» SUPPLIED DATA:
======

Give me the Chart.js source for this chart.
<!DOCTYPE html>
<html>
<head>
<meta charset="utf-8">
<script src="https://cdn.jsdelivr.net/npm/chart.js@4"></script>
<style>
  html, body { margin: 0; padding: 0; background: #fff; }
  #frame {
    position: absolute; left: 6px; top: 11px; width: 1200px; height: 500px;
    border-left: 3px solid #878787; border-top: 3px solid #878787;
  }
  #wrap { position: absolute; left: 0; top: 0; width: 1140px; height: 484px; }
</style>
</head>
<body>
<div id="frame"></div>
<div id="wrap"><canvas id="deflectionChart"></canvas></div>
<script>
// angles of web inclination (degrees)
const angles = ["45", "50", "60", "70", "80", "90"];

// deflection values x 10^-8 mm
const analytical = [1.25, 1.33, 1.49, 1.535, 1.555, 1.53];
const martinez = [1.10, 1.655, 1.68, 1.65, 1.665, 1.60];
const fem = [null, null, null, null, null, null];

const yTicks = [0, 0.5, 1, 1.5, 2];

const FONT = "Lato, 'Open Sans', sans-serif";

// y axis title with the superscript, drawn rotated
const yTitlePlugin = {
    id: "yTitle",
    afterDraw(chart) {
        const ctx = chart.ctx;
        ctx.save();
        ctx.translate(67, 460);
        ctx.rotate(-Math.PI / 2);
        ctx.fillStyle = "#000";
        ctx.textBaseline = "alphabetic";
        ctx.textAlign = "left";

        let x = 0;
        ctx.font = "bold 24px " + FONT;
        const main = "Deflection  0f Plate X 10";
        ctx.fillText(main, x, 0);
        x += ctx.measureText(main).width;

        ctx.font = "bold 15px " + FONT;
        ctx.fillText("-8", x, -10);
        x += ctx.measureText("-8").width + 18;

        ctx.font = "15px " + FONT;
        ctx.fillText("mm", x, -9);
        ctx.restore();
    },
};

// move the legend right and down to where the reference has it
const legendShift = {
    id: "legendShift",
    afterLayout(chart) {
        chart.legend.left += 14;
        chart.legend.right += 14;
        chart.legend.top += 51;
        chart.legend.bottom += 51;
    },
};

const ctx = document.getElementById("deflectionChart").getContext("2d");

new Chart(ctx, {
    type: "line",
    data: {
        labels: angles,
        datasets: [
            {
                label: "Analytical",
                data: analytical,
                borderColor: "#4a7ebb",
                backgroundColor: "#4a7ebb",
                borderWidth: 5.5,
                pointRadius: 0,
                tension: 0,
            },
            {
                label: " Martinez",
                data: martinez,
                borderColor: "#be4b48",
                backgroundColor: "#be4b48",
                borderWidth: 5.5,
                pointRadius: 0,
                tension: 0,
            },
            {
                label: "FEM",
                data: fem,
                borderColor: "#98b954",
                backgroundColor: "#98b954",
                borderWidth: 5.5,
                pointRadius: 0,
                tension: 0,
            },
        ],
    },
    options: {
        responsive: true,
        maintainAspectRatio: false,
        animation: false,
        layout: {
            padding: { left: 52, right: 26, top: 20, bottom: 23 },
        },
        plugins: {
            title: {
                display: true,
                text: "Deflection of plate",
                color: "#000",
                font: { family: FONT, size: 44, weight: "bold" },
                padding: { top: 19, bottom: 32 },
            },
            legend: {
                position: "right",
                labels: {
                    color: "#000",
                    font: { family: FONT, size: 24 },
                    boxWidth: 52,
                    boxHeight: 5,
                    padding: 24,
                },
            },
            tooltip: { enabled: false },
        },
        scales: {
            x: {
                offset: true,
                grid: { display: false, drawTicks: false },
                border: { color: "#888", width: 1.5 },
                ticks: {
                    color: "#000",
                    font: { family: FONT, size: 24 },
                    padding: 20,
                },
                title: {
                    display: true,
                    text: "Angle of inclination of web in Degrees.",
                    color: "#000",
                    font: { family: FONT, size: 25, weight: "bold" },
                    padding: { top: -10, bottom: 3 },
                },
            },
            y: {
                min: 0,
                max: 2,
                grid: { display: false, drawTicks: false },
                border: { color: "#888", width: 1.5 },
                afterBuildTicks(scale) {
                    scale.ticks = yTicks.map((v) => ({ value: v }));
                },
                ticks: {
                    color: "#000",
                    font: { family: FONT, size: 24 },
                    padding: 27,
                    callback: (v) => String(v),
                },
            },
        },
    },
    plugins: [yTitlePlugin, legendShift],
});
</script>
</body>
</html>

======

» TASK REQUIREMENTS:
Can you reproduce all the material exactly?

» EXPECTED ANSWER:
Give me the Chart.js source for this chart.
<!DOCTYPE html>
<html>
<head>
<meta charset="utf-8">
<script src="https://cdn.jsdelivr.net/npm/chart.js@4"></script>
<style>
  html, body { margin: 0; padding: 0; background: #fff; }
  #frame {
    position: absolute; left: 6px; top: 11px; width: 1200px; height: 500px;
    border-left: 3px solid #878787; border-top: 3px solid #878787;
  }
  #wrap { position: absolute; left: 0; top: 0; width: 1140px; height: 484px; }
</style>
</head>
<body>
<div id="frame"></div>
<div id="wrap"><canvas id="deflectionChart"></canvas></div>
<script>
// angles of web inclination (degrees)
const angles = ["45", "50", "60", "70", "80", "90"];

// deflection values x 10^-8 mm
const analytical = [1.25, 1.33, 1.49, 1.535, 1.555, 1.53];
const martinez = [1.10, 1.655, 1.68, 1.65, 1.665, 1.60];
const fem = [null, null, null, null, null, null];

const yTicks = [0, 0.5, 1, 1.5, 2];

const FONT = "Lato, 'Open Sans', sans-serif";

// y axis title with the superscript, drawn rotated
const yTitlePlugin = {
    id: "yTitle",
    afterDraw(chart) {
        const ctx = chart.ctx;
        ctx.save();
        ctx.translate(67, 460);
        ctx.rotate(-Math.PI / 2);
        ctx.fillStyle = "#000";
        ctx.textBaseline = "alphabetic";
        ctx.textAlign = "left";

        let x = 0;
        ctx.font = "bold 24px " + FONT;
        const main = "Deflection  0f Plate X 10";
        ctx.fillText(main, x, 0);
        x += ctx.measureText(main).width;

        ctx.font = "bold 15px " + FONT;
        ctx.fillText("-8", x, -10);
        x += ctx.measureText("-8").width + 18;

        ctx.font = "15px " + FONT;
        ctx.fillText("mm", x, -9);
        ctx.restore();
    },
};

// move the legend right and down to where the reference has it
const legendShift = {
    id: "legendShift",
    afterLayout(chart) {
        chart.legend.left += 14;
        chart.legend.right += 14;
        chart.legend.top += 51;
        chart.legend.bottom += 51;
    },
};

const ctx = document.getElementById("deflectionChart").getContext("2d");

new Chart(ctx, {
    type: "line",
    data: {
        labels: angles,
        datasets: [
            {
                label: "Analytical",
                data: analytical,
                borderColor: "#4a7ebb",
                backgroundColor: "#4a7ebb",
                borderWidth: 5.5,
                pointRadius: 0,
                tension: 0,
            },
            {
                label: " Martinez",
                data: martinez,
                borderColor: "#be4b48",
                backgroundColor: "#be4b48",
                borderWidth: 5.5,
                pointRadius: 0,
                tension: 0,
            },
            {
                label: "FEM",
                data: fem,
                borderColor: "#98b954",
                backgroundColor: "#98b954",
                borderWidth: 5.5,
                pointRadius: 0,
                tension: 0,
            },
        ],
    },
    options: {
        responsive: true,
        maintainAspectRatio: false,
        animation: false,
        layout: {
            padding: { left: 52, right: 26, top: 20, bottom: 23 },
        },
        plugins: {
            title: {
                display: true,
                text: "Deflection of plate",
                color: "#000",
                font: { family: FONT, size: 44, weight: "bold" },
                padding: { top: 19, bottom: 32 },
            },
            legend: {
                position: "right",
                labels: {
                    color: "#000",
                    font: { family: FONT, size: 24 },
                    boxWidth: 52,
                    boxHeight: 5,
                    padding: 24,
                },
            },
            tooltip: { enabled: false },
        },
        scales: {
            x: {
                offset: true,
                grid: { display: false, drawTicks: false },
                border: { color: "#888", width: 1.5 },
                ticks: {
                    color: "#000",
                    font: { family: FONT, size: 24 },
                    padding: 20,
                },
                title: {
                    display: true,
                    text: "Angle of inclination of web in Degrees.",
                    color: "#000",
                    font: { family: FONT, size: 25, weight: "bold" },
                    padding: { top: -10, bottom: 3 },
                },
            },
            y: {
                min: 0,
                max: 2,
                grid: { display: false, drawTicks: false },
                border: { color: "#888", width: 1.5 },
                afterBuildTicks(scale) {
                    scale.ticks = yTicks.map((v) => ({ value: v }));
                },
                ticks: {
                    color: "#000",
                    font: { family: FONT, size: 24 },
                    padding: 27,
                    callback: (v) => String(v),
                },
            },
        },
    },
    plugins: [yTitlePlugin, legendShift],
});
</script>
</body>
</html>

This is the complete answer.